-- START --

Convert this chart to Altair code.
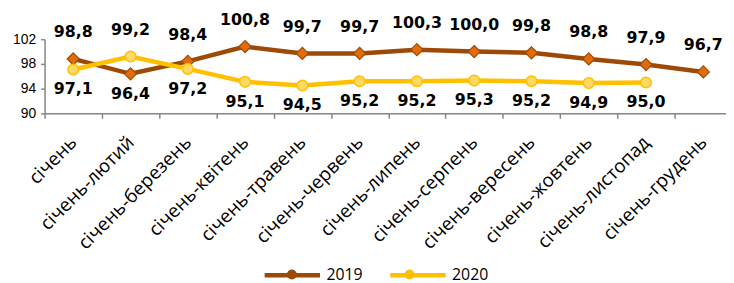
import altair as alt
import pandas as pd

categories = ["січень", "січень-лютий", "січень-березень", "січень-квітень",
              "січень-травень", "січень-червень", "січень-липень", "січень-серпень",
              "січень-вересень", "січень-жовтень", "січень-листопад", "січень-грудень"]
v2019 = [98.8, 96.4, 98.4, 100.8, 99.7, 99.7, 100.3, 100.0, 99.8, 98.8, 97.9, 96.7]
v2020 = [97.1, 99.2, 97.2, 95.1, 94.5, 95.2, 95.2, 95.3, 95.2, 94.9, 95.0]
series = ["2019", "2020"]
y_ticks = [90, 94, 98, 102]

line_colors = ["#9C4A06", "#FFC000"]
fill_colors = ["#E36C0A", "#FFD966"]

rows = []
for i, c in enumerate(categories):
    a = v2019[i]
    b = v2020[i] if i < len(v2020) else None
    rows.append(dict(cat=c, series="2019", value=a,
                     pos="above" if (b is None or a >= b) else "below"))
    if b is not None:
        rows.append(dict(cat=c, series="2020", value=b,
                         pos="above" if b > a else "below"))
df = pd.DataFrame(rows)
df["label"] = df["value"].map(lambda v: f"{v:.1f}".replace(".", ","))

x_enc = alt.X("cat:N", sort=categories, bandPosition=0.5,
              scale=alt.Scale(type="band", paddingInner=0, paddingOuter=0, range=[0, 695]),
              axis=alt.Axis(title=None, labelAngle=-45, labelAlign="right", labelBaseline="middle",
                            tickBand="extent", tickSize=5, labelPadding=21,
                            labelFont="Open Sans", labelFontSize=19, labelColor="#000000",
                            domainColor="#868686", tickColor="#868686", domainWidth=1.5,
                            tickWidth=1.5, labelOverlap=False))
y_enc = alt.Y("value:Q", scale=alt.Scale(domain=[90, 102], nice=False, zero=False),
              axis=alt.Axis(title=None, values=y_ticks, format="d", tickSize=4, labelPadding=5,
                            labelFont="Liberation Sans", labelFontSize=14, labelColor="#000000",
                            domainColor="#868686", tickColor="#868686", domainWidth=1.5,
                            tickWidth=1.5, grid=False))

color_scale = alt.Scale(domain=series, range=line_colors)

legend_lines = alt.Legend(title=None, orient="none", direction="horizontal",
                          legendX=220, legendY=208, symbolType="stroke", symbolSize=3136,
                          symbolStrokeWidth=4.5, labelFont="Open Sans", labelFontSize=16,
                          labelColor="#000000", labelOffset=4, columnPadding=18)
legend_marks = alt.Legend(title=None, orient="none", direction="horizontal",
                          legendX=220, legendY=230, symbolOffset=22, symbolStrokeWidth=0,
                          labelFont="Open Sans", labelFontSize=16, labelOpacity=0,
                          labelOffset=26, columnPadding=18)

base = alt.Chart(df)

lines = base.mark_line(strokeWidth=4.5).encode(
    x=x_enc, y=y_enc,
    color=alt.Color("series:N", scale=color_scale, legend=legend_lines),
)

# markers carrying the legend entries (covered by the styled markers below)
points_leg = base.mark_point(filled=True, opacity=1).encode(
    x=x_enc, y=y_enc,
    color=alt.Color("series:N", scale=color_scale, legend=legend_marks),
    shape=alt.Shape("series:N", scale=alt.Scale(domain=series, range=["diamond", "circle"]),
                    legend=legend_marks),
    size=alt.Size("series:N", scale=alt.Scale(domain=series, range=[100, 110]), legend=None),
)

points19 = base.transform_filter(alt.datum.series == series[0]).mark_point(
    shape="diamond", size=150, filled=True, opacity=1, strokeWidth=1.2,
    fill=fill_colors[0], stroke=line_colors[0]).encode(x=x_enc, y=y_enc)
points20 = base.transform_filter(alt.datum.series == series[1]).mark_point(
    shape="circle", size=115, filled=True, opacity=1, strokeWidth=1.5,
    fill=fill_colors[1], stroke=line_colors[1]).encode(x=x_enc, y=y_enc)

label_font = dict(font="DejaVu Sans", fontSize=16, fontWeight="bold", color="#000000", baseline="middle")
labels_above = base.transform_filter(alt.datum.pos == "above").mark_text(dy=-27, **label_font).encode(
    x=x_enc, y=y_enc, text="label:N")
labels_below = base.transform_filter(alt.datum.pos == "below").mark_text(dy=20, **label_font).encode(
    x=x_enc, y=y_enc, text="label:N")

chart = alt.layer(lines, points_leg, points19, points20, labels_above, labels_below).resolve_legend(
    color="independent"
).properties(
    width=689, height=75,
    autosize=alt.AutoSizeParams(type="none"),
    padding={"left": 37, "top": 30, "right": 0, "bottom": 170},
).configure_view(stroke=None)

chart.save("out.html", embed_options={"renderer": "svg", "actions": False})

-- END --

SHORT TASK
Quote the preceding listing precisely and completely, omitting its images.

ANSWER TO THE EXERCISE
Convert this chart to Altair code.
import altair as alt
import pandas as pd

categories = ["січень", "січень-лютий", "січень-березень", "січень-квітень",
              "січень-травень", "січень-червень", "січень-липень", "січень-серпень",
              "січень-вересень", "січень-жовтень", "січень-листопад", "січень-грудень"]
v2019 = [98.8, 96.4, 98.4, 100.8, 99.7, 99.7, 100.3, 100.0, 99.8, 98.8, 97.9, 96.7]
v2020 = [97.1, 99.2, 97.2, 95.1, 94.5, 95.2, 95.2, 95.3, 95.2, 94.9, 95.0]
series = ["2019", "2020"]
y_ticks = [90, 94, 98, 102]

line_colors = ["#9C4A06", "#FFC000"]
fill_colors = ["#E36C0A", "#FFD966"]

rows = []
for i, c in enumerate(categories):
    a = v2019[i]
    b = v2020[i] if i < len(v2020) else None
    rows.append(dict(cat=c, series="2019", value=a,
                     pos="above" if (b is None or a >= b) else "below"))
    if b is not None:
        rows.append(dict(cat=c, series="2020", value=b,
                         pos="above" if b > a else "below"))
df = pd.DataFrame(rows)
df["label"] = df["value"].map(lambda v: f"{v:.1f}".replace(".", ","))

x_enc = alt.X("cat:N", sort=categories, bandPosition=0.5,
              scale=alt.Scale(type="band", paddingInner=0, paddingOuter=0, range=[0, 695]),
              axis=alt.Axis(title=None, labelAngle=-45, labelAlign="right", labelBaseline="middle",
                            tickBand="extent", tickSize=5, labelPadding=21,
                            labelFont="Open Sans", labelFontSize=19, labelColor="#000000",
                            domainColor="#868686", tickColor="#868686", domainWidth=1.5,
                            tickWidth=1.5, labelOverlap=False))
y_enc = alt.Y("value:Q", scale=alt.Scale(domain=[90, 102], nice=False, zero=False),
              axis=alt.Axis(title=None, values=y_ticks, format="d", tickSize=4, labelPadding=5,
                            labelFont="Liberation Sans", labelFontSize=14, labelColor="#000000",
                            domainColor="#868686", tickColor="#868686", domainWidth=1.5,
                            tickWidth=1.5, grid=False))

color_scale = alt.Scale(domain=series, range=line_colors)

legend_lines = alt.Legend(title=None, orient="none", direction="horizontal",
                          legendX=220, legendY=208, symbolType="stroke", symbolSize=3136,
                          symbolStrokeWidth=4.5, labelFont="Open Sans", labelFontSize=16,
                          labelColor="#000000", labelOffset=4, columnPadding=18)
legend_marks = alt.Legend(title=None, orient="none", direction="horizontal",
                          legendX=220, legendY=230, symbolOffset=22, symbolStrokeWidth=0,
                          labelFont="Open Sans", labelFontSize=16, labelOpacity=0,
                          labelOffset=26, columnPadding=18)

base = alt.Chart(df)

lines = base.mark_line(strokeWidth=4.5).encode(
    x=x_enc, y=y_enc,
    color=alt.Color("series:N", scale=color_scale, legend=legend_lines),
)

# markers carrying the legend entries (covered by the styled markers below)
points_leg = base.mark_point(filled=True, opacity=1).encode(
    x=x_enc, y=y_enc,
    color=alt.Color("series:N", scale=color_scale, legend=legend_marks),
    shape=alt.Shape("series:N", scale=alt.Scale(domain=series, range=["diamond", "circle"]),
                    legend=legend_marks),
    size=alt.Size("series:N", scale=alt.Scale(domain=series, range=[100, 110]), legend=None),
)

points19 = base.transform_filter(alt.datum.series == series[0]).mark_point(
    shape="diamond", size=150, filled=True, opacity=1, strokeWidth=1.2,
    fill=fill_colors[0], stroke=line_colors[0]).encode(x=x_enc, y=y_enc)
points20 = base.transform_filter(alt.datum.series == series[1]).mark_point(
    shape="circle", size=115, filled=True, opacity=1, strokeWidth=1.5,
    fill=fill_colors[1], stroke=line_colors[1]).encode(x=x_enc, y=y_enc)

label_font = dict(font="DejaVu Sans", fontSize=16, fontWeight="bold", color="#000000", baseline="middle")
labels_above = base.transform_filter(alt.datum.pos == "above").mark_text(dy=-27, **label_font).encode(
    x=x_enc, y=y_enc, text="label:N")
labels_below = base.transform_filter(alt.datum.pos == "below").mark_text(dy=20, **label_font).encode(
    x=x_enc, y=y_enc, text="label:N")

chart = alt.layer(lines, points_leg, points19, points20, labels_above, labels_below).resolve_legend(
    color="independent"
).properties(
    width=689, height=75,
    autosize=alt.AutoSizeParams(type="none"),
    padding={"left": 37, "top": 30, "right": 0, "bottom": 170},
).configure_view(stroke=None)

chart.save("out.html", embed_options={"renderer": "svg", "actions": False})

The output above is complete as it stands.